EXTRACTED DATA:
** Begin **
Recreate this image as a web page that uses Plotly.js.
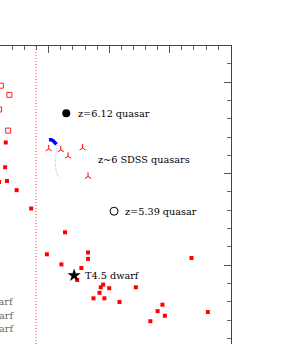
<!DOCTYPE html>
<html>
<head>
<meta charset="utf-8">
<script src="https://cdn.plot.ly/plotly-3.0.1.min.js"></script>
<style>html,body{margin:0;padding:0;background:#fff;}#plot{width:288px;height:344px;}</style>
</head>
<body>
<div id="plot"></div>
<script>
// Filled red squares (dwarfs)
var dwarfX = [1.29, 1.28, 1.31, 1.18, 1.47, 1.71, 2.27, 1.97, 2.21, 2.65, 2.65, 2.54, 2.47, 2.90, 2.86, 3.00, 3.44, 2.84, 2.74, 2.92, 3.17, 4.36, 3.88, 3.80, 3.92, 4.63, 3.68];
var dwarfY = [2.34, 2.07, 1.92, 1.91, 1.82, 1.62, 1.36, 1.12, 1.01, 1.14, 1.07, 0.97, 0.84, 0.79, 0.76, 0.75, 0.76, 0.70, 0.64, 0.64, 0.60, 1.08, 0.57, 0.50, 0.45, 0.49, 0.39];
// Open red squares
var openSqX = [1.21, 1.35, 1.18, 1.33];
var openSqY = [2.96, 2.86, 2.70, 2.47];
// z~6 SDSS quasars (tripods)
var sdssX = [2.00, 2.20, 2.32, 2.56, 2.65];
var sdssY = [2.27, 2.26, 2.19, 2.28, 1.97];
// Blue track (thick) and its dotted continuation
var trackX = [2.005, 2.04, 2.07, 2.10, 2.13];
var trackY = [2.37, 2.37, 2.36, 2.34, 2.32];
var tailX = [2.14, 2.12, 2.11, 2.13, 2.165, 2.20];
var tailY = [2.31, 2.20, 2.10, 2.02, 1.96, 1.95];
// Single objects
var q612 = {x: 2.29, y: 2.66};
var q539 = {x: 3.08, y: 1.59};
var t45 = {x: 2.42, y: 0.89};
// Colour-cut line
var cutX = 1.79;
var yRange = [0.1413, 3.393];
var xRange = [1.195, 5.013];
// Labels
var labelText = ["z=6.12 quasar", "z~6 SDSS quasars", "z=5.39 quasar", "T4.5 dwarf"];
var labelX = [2.47, 2.80, 3.245, 2.58];
var labelY = [2.66, 2.155, 1.59, 0.89];
var legendText = ["M dwarf", "L dwarf", "T dwarf"];
var legendX = 1.44;
var legendY = [0.605, 0.452, 0.311];

var traces = [
  {x: [cutX, cutX], y: yRange, mode: 'lines', line: {color: '#ff4040', width: 1, dash: '1px,2px'}, hoverinfo: 'skip'},
  {x: tailX, y: tailY, mode: 'lines', line: {color: '#a8acff', width: 1, dash: '1px,1.5px', shape: 'spline'}},
  {x: trackX, y: trackY, mode: 'lines', line: {color: '#0000ff', width: 3.5, shape: 'spline'}},
  {x: dwarfX, y: dwarfY, mode: 'markers', marker: {symbol: 'square', size: 4, color: '#ff0000'}},
  {x: openSqX, y: openSqY, mode: 'markers', marker: {symbol: 'square-open', size: 5, color: '#ff2020', line: {width: 1, color: '#ff2020'}}},
  {x: sdssX, y: sdssY, mode: 'markers', marker: {symbol: 'y-up', size: 5, color: '#ff0000', line: {width: 1, color: '#ff0000'}}},
  {x: [q612.x], y: [q612.y], mode: 'markers', marker: {symbol: 'circle', size: 8, color: '#000'}},
  {x: [q539.x], y: [q539.y], mode: 'markers', marker: {symbol: 'circle-open', size: 8, color: '#000', line: {width: 1, color: '#000'}}},
  {x: [t45.x], y: [t45.y], mode: 'markers', marker: {symbol: 'star', size: 10, color: '#000'}}
];

var annotations = [];
for (var i = 0; i < labelText.length; i++) {
  annotations.push({x: labelX[i], y: labelY[i], xref: 'x', yref: 'y', text: labelText[i], showarrow: false,
    xanchor: 'left', yanchor: 'middle', borderpad: 0,
    font: {family: 'DejaVu Serif', size: 9.7, color: '#000'}});
}
for (var j = 0; j < legendText.length; j++) {
  annotations.push({x: legendX, y: legendY[j], xref: 'x', yref: 'y', text: legendText[j], showarrow: false,
    xanchor: 'right', yanchor: 'middle', borderpad: 0,
    font: {family: 'DejaVu Serif', size: 9.7, color: '#666'}});
}

var axisCommon = {showline: true, linecolor: '#444', linewidth: 1, ticks: 'inside', ticklen: 7, tickwidth: 1,
  tickcolor: '#555', showticklabels: false, showgrid: false, zeroline: false, fixedrange: true};

var layout = {
  width: 288, height: 344,
  margin: {l: 0, r: 57, t: 46, b: 0, pad: 0, autoexpand: false},
  paper_bgcolor: '#fff', plot_bgcolor: '#fff',
  showlegend: false,
  xaxis: Object.assign({}, axisCommon, {side: 'top', range: xRange, tick0: 2, dtick: 1,
    minor: {dtick: 0.2, ticks: 'inside', ticklen: 4, tickcolor: '#666', tickwidth: 1, showgrid: false}}),
  yaxis: Object.assign({}, axisCommon, {side: 'right', range: yRange, tick0: 0, dtick: 1,
    minor: {dtick: 0.2, ticks: 'inside', ticklen: 4, tickcolor: '#666', tickwidth: 1, showgrid: false}}),
  annotations: annotations
};

Plotly.newPlot('plot', traces, layout, {staticPlot: true, displayModeBar: false});
</script>
</body>
</html>
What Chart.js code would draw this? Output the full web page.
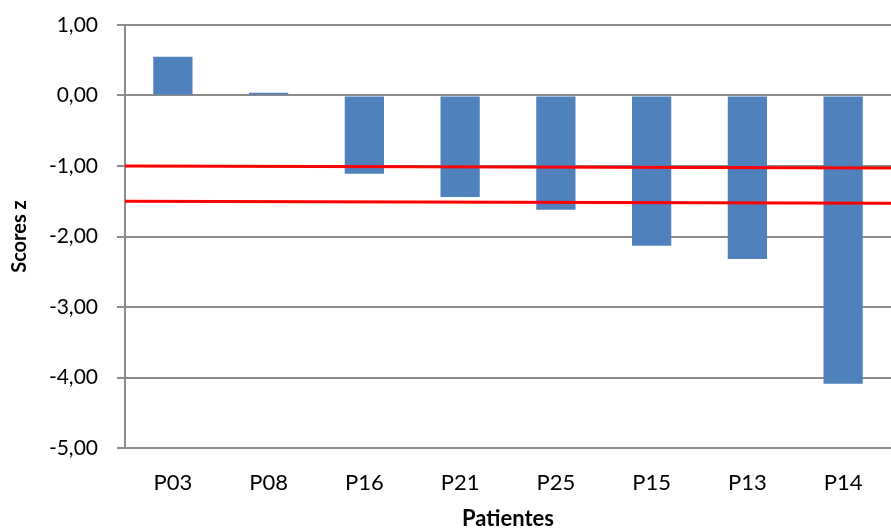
<!DOCTYPE html>
<html>
<head>
<meta charset="utf-8">
<script src="https://cdn.jsdelivr.net/npm/chart.js@4/dist/chart.umd.min.js"></script>
<style>
  html, body { margin: 0; padding: 0; background: #ffffff; }
  #wrap { width: 891px; height: 532px; }
</style>
</head>
<body>
<div id="wrap"><canvas id="c" width="891" height="532"></canvas></div>
<script>
const categories = ['P03', 'P08', 'P16', 'P21', 'P25', 'P15', 'P13', 'P14'];
const zScores = [0.55, 0.04, -1.11, -1.44, -1.62, -2.13, -2.32, -4.09];
const yTickValues = [1, 0, -1, -2, -3, -4, -5];
// cutoff lines: [value at left edge, value at right edge]
const cutoffA = [-1.00, -1.03];
const cutoffB = [-1.50, -1.53];
const xTitle = 'Patientes';
const yTitle = 'Scores z';

const fontFam = 'Lato, "Open Sans", sans-serif';

new Chart(document.getElementById('c'), {
  type: 'bar',
  data: {
    labels: categories,
    datasets: [
      {
        type: 'line',
        xAxisID: 'x2',
        data: [{ x: 0, y: cutoffA[0] }, { x: 1, y: cutoffA[1] }],
        borderColor: '#ff0000',
        borderWidth: 3,
        pointRadius: 0,
        fill: false,
        order: 0
      },
      {
        type: 'line',
        xAxisID: 'x2',
        data: [{ x: 0, y: cutoffB[0] }, { x: 1, y: cutoffB[1] }],
        borderColor: '#ff0000',
        borderWidth: 3,
        pointRadius: 0,
        fill: false,
        order: 0
      },
      {
        type: 'bar',
        xAxisID: 'x',
        data: zScores,
        backgroundColor: '#4f81bd',
        borderWidth: 0,
        grouped: false,
        categoryPercentage: 1,
        barPercentage: 0.41,
        order: 1
      }
    ]
  },
  options: {
    responsive: false,
    animation: false,
    devicePixelRatio: 1,
    layout: { padding: { left: 0, right: 0, top: 25, bottom: 0 } },
    plugins: { legend: { display: false }, tooltip: { enabled: false } },
    scales: {
      x: {
        type: 'category',
        position: 'bottom',
        offset: true,
        grid: { display: false, drawTicks: false },
        border: { display: false },
        ticks: { color: '#000000', font: { family: fontFam, size: 22 }, padding: 22, maxRotation: 0 },
        title: { display: true, text: xTitle, color: '#000000', font: { family: fontFam, size: 22, weight: 'bold' }, padding: { top: 4, bottom: 0 } },
        afterFit: (s) => { s.height = 84; s.paddingLeft = 0; s.paddingRight = 0; }
      },
      x2: {
        type: 'linear',
        position: 'bottom',
        display: false,
        offset: false,
        grid: { offset: false },
        min: 0,
        max: 1
      },
      y: {
        type: 'linear',
        min: -5,
        max: 1,
        afterBuildTicks: (s) => { s.ticks = yTickValues.map(v => ({ value: v })); },
        grid: { color: '#8c8c8c', lineWidth: 2, tickLength: 8, drawTicks: true },
        border: { display: true, color: '#8c8c8c', width: 2 },
        ticks: {
          color: '#000000',
          font: { family: fontFam, size: 21 },
          padding: 19,
          callback: (v) => Number(v).toFixed(2).replace('.', ',')
        },
        title: { display: true, text: yTitle, color: '#000000', font: { family: fontFam, size: 20, weight: 'bold' }, padding: { top: 8, bottom: 0 } },
        afterFit: (s) => { s.width = 125; s.paddingTop = 0; s.paddingBottom = 0; }
      }
    }
  }
});
</script>
</body>
</html>
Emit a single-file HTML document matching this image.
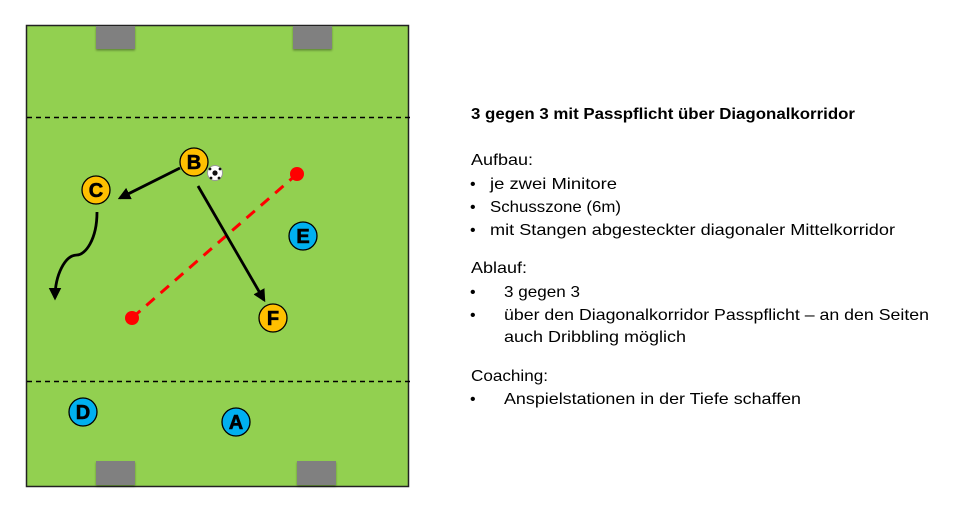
** End **
Only lines with "image" are wanted here; list each of them.

Recreate this image as a web page that uses Plotly.js.
Emit a single-file HTML document matching this image.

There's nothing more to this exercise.